La jerarquía eclesiástica española se volvía a alinear con sus aliados tradicionales, las fuerzas detentadoras del poder que le habían recuperado por la fuerza sus monopolios perdidos.
Lo que resume la historiadora Conxita Mir: “la Iglesia renunció a convertirse en un poder moderador para la reconciliación”. Y lo que la Iglesia no reconoció hasta la Asamblea Conjunta de Obispos y Sacerdotes de septiembre de 1971 en el seminario de Madrid, donde, por empuje de las nuevas generaciones sacerdotales, se aprobó la resolución de pedir perdón por no haber sabido desempeñar un papel conciliador tras la guerra civil, posteriormente ratificada por la XV Asamblea Plenaria de la Conferencia Episcopal, de diciembre del mismo año.

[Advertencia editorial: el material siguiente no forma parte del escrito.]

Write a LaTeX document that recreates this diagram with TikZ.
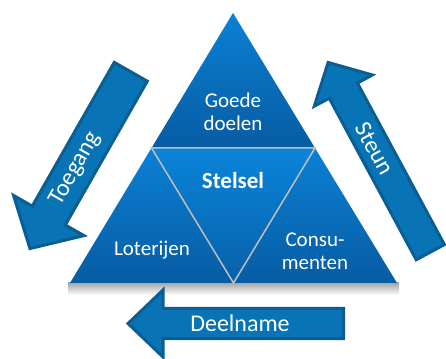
\documentclass[tikz,border=0pt]{standalone}
\usepackage{fontspec}
\setmainfont{Carlito}
\usetikzlibrary{calc}

\begin{document}
\begin{tikzpicture}[x=1pt,y=1pt,line join=miter]
  % Styles
  \tikzset{
    deel/.style={draw=lijngrijs, line width=1.5pt},
    pijl/.style={fill=pijlblauw, draw=pijlrand, line width=3pt},
    tekst/.style={text=white, align=center, font=\fontsize{21}{23}\selectfont},
    pijltekst/.style={text=white, font=\fontsize{24}{26}\selectfont}
  }

  % Colors
  \definecolor{pijlblauw}{RGB}{8,115,181}
  \definecolor{pijlrand}{RGB}{11,94,146}
  \definecolor{lijngrijs}{RGB}{192,192,192}
  \definecolor{blauwtop}{RGB}{11,128,212}
  \definecolor{blauwmidden}{RGB}{10,132,218}
  \definecolor{blauwdonker}{RGB}{7,92,163}

  \useasboundingbox (0,0) rectangle (446,358);

  % Corners of the triangle
  \coordinate (top) at (233,345);
  \coordinate (links) at (70,75);
  \coordinate (rechts) at (397,75);
  \coordinate (ml) at ($(top)!0.5!(links)$);
  \coordinate (mr) at ($(top)!0.5!(rechts)$);
  \coordinate (mb) at ($(links)!0.5!(rechts)$);

  % Shadow under the base
  \shade[top color=black!35, bottom color=white] (68,75) rectangle (399,63);

  % Four parts
  \shade[top color=blauwtop, bottom color=blauwdonker] (top) -- (ml) -- (mr) -- cycle;
  \shade[top color=blauwtop, bottom color=blauwdonker] (ml) -- (links) -- (mb) -- cycle;
  \shade[top color=blauwtop, bottom color=blauwdonker] (mr) -- (mb) -- (rechts) -- cycle;
  \shade[top color=blauwmidden, bottom color=blauwdonker!90!blauwmidden] (ml) -- (mr) -- (mb) -- cycle;
  \draw[deel] (ml) -- (mr) -- (mb) -- cycle;

  % Texts in the triangle
  \node[tekst] (goede) at (233,246) {Goede\\doelen};
  \node[tekst, font=\fontsize{23}{25}\selectfont\bfseries] (stelsel) at (233,177) {Stelsel};
  \node[tekst] (loterijen) at (152,108) {Loterijen};
  \node[tekst] (consumenten) at (315,107) {Consu-\\menten};

  % Arrow Toegang
  \begin{scope}[shift={(131.5,287.5)}, rotate=240.3]
    \draw[pijl] (1.5,-19) -- (167,-19) -- (167,-40.5) -- (205,0)
      -- (167,40.5) -- (167,19) -- (1.5,19) -- cycle;
    \node[pijltekst, rotate=60.3] (toegang) at (113,0) {Toegang};
  \end{scope}

  % Arrow Steun
  \begin{scope}[shift={(431,104.5)}, rotate=118.3]
    \draw[pijl] (1.5,-16) -- (185,-16) -- (185,-33) -- (217,0)
      -- (185,33) -- (185,16) -- (1.5,16) -- cycle;
    \node[pijltekst, rotate=-61.7] (steun) at (119,0) {Steun};
  \end{scope}

  % Arrow Deelname
  \begin{scope}[shift={(345,34.5)}, rotate=180]
    \draw[pijl] (1.5,-15) -- (182,-15) -- (182,-33.5) -- (217,0)
      -- (182,33.5) -- (182,15) -- (1.5,15) -- cycle;
    \node[pijltekst] (deelname) at (105,0) {Deelname};
  \end{scope}
\end{tikzpicture}
\end{document}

Por su papel en la guerra civil, la Iglesia nunca ha pedido perdón a los vencidos. Pudo hacerlo en su documento La fidelidad de Dios dura siempre. Mirada de fe al siglo XXI, de la Asamblea Plenaria de la Conferencia Episcopal, de 26 de noviembre de 1999. Pudo hacerlo, como le pedían notables teólogos, como Juan José Tamayo y Enrique Miret Magdalena, y líderes políticos, desde la izquierda al democratacristiano de Convergència i Unió Ignasi Guardans: “Habrá que esperar a que pierdan el miedo a denunciar lo que ocurrió. Admitir la connivencia en el bando nacional entre el franquismo y la jerarquía eclesiástica no significa disminuir el sufrimiento de los católicos que fueron perseguidos por el bando republicano”.
La jerarquía escogió pedir perdón a Dios… “Sería una gran sorpresa que la Conferencia Episcopal hubiera dicho algo distinto, pero al mismo tiempo es una decepción”.